Saturday, April 14, 2018

Time Machine Trip to April 1918


April 5, 1918
Kaukauna’s red hottest election in years on Tuesday resulted in the re-election of Mayor C. E. Raught by a majority of 88, of James Mc Fadden as treasurer by a plurality of 214, and of N.D. Schwin as assessor by a plurality of 69 votes.

The Kaukauna Public Library reports that citizens have thus far contributed 224 books for the use of our soldiers and sailors. Citizens are asked to contribute books until the war is over.



“I claim exemption for my son John on the grounds that he is the durndest coward that ever lived, the laziest skunk that you ever heard of and I am ashamed to own him,” “I am sixty-one years old and the old woman is fifty-nine,” continued his father, “Big as he is, I can lick him with one hand tied, and so can his mother.” “But if you can make anything of him by training him in the army, then put him in the ranks and make him do his duty.”




April 12, 1918
Going at rate of speed said to have been about sixty-five miles an hour the motorcycle on which Mike Pennick and Ervin Weber were riding near Little Chicago road on Thursday night struck a bump in the road and threw them into the ditch. Both suffered painful bruises and the machine was wrecked.

L.M. Mann, engineer at Oshkosh, has given notice of the opening of the navigation season on the Fox and Wolf rivers. Monday, April 15.


April 19, 1918
400 gasoline tractor drivers and 150 truck drivers are needed at once for the war service. Applications should be made for early overseas tank units.

A stranger might have thought early this morning that there was a circus in town there were so many people and automobiles about and all headed one way. Kaukauna was taking a half holiday to say good-bye to thirty-eight selected men who left for Camp Grant, Illinois.

April 26, 1918

John Barleycorn has raised his prices. Hereafter it will cost a bit more to have a cup of kindness for o lang syne. The new price schedule adopted by the saloonkeepers of Kaukauna, who were forced to follow the actions of dealers throughout the country. Effective May 1, 1918:
Whiskey per drink…15c
Brandies……………15c - 20c
Scotch, Gin………….25c
Wines……………….10c and up
Bottled beers……….15c – 20c

The poor army censor gets blamed for lots of things - - - for cutting out the most interesting parts of soldiers’ letters for instance. But a Kaukauna girl got a letter from somewhere in France with a procession of “x’s”. She blamed the censor for that. As she says her “friend” didn’t put the mystic symbols there.

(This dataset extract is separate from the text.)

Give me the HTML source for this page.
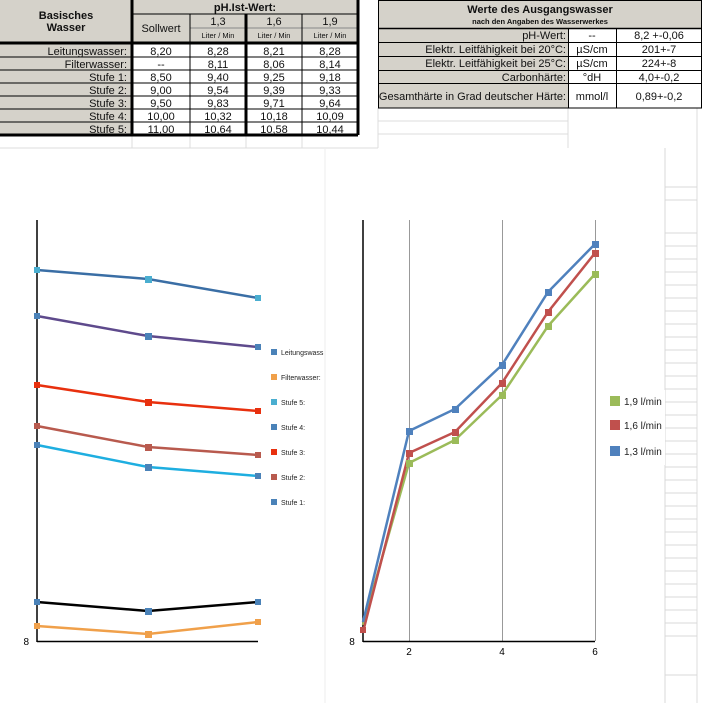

The city was taken by surprise this week when W. B. Montgomery, superintendent of the Kaukauna Utility and light plant, resigned the office he had held and so ably filled for the past thirteen years. The Utility commission was slow to accept Mr. Montgomery’s resignation and vainly tried to persuade him to reconsider the matter.

A stranger might have thought early this morning that there was a circus in town there were so many people and automobiles about and all headed one way. Kaukauna was taking a half holiday to say good-bye to thirty-eight selected men who left for Camp Grant, Illinois.

The Dodge County Banner, which has been published in the German language for the past twenty-four years, appeared on Friday of this week printed in the English language.